Justine Campbell from Vodafone commented that operational risk is relatively easy to define. The real value is looking three years ahead at legislation and political change and assessing the business impacts. Creating the time to step back to do this as well as educate the business that forthcoming legislation requires change and lead in time is critical.
Ivens felt legal had to get the business to focus on what is coming down the tracks in up to three years' time. This helps the business set an acceptable level of risk – while not eliminating it completely and still remembering that the business owns the risk not the lawyer.
The sustainable legal function
In larger organisations, GCs rely on their legal function to support this changing role. An emerging risk management theme for GCs is to build and maintain an effective legal function. The need for a sustainable legal function as it evolves into a complex structure larger than many law firms dovetails neatly with the broader theme of sustainable business.
This challenge takes on numerous guises. Meeting the more for less challenge is an obvious one. Building and motivating an effective team where the career structure leads to only one GC is another, as is the training needs of junior lawyers adapting to in-house. An effective and sustainable legal function, to support an effective and sustainable business must be the aim.
Risk, like ethics, must be the collective responsibility of the board. But corporate counsel can and should act as guides on risk, as they do with ethics.

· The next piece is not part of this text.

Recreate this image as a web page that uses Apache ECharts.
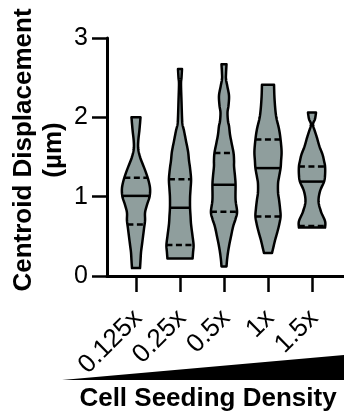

While legal may still to varying degrees be pedalling uphill, they can ensure their influence, their broad perspective and their independence is used to draw together the compliance, risk, audit and legal function to facilitate a boardroom strategic response to risk. In an increasingly transparent business world, the temptation of a risk-averse approach is clear but it is those who proactively manage risk with a carefully balanced approach who will see commercial success.
Nathan Peacey (pictured, top) is head of regulatory at Bond Pearce.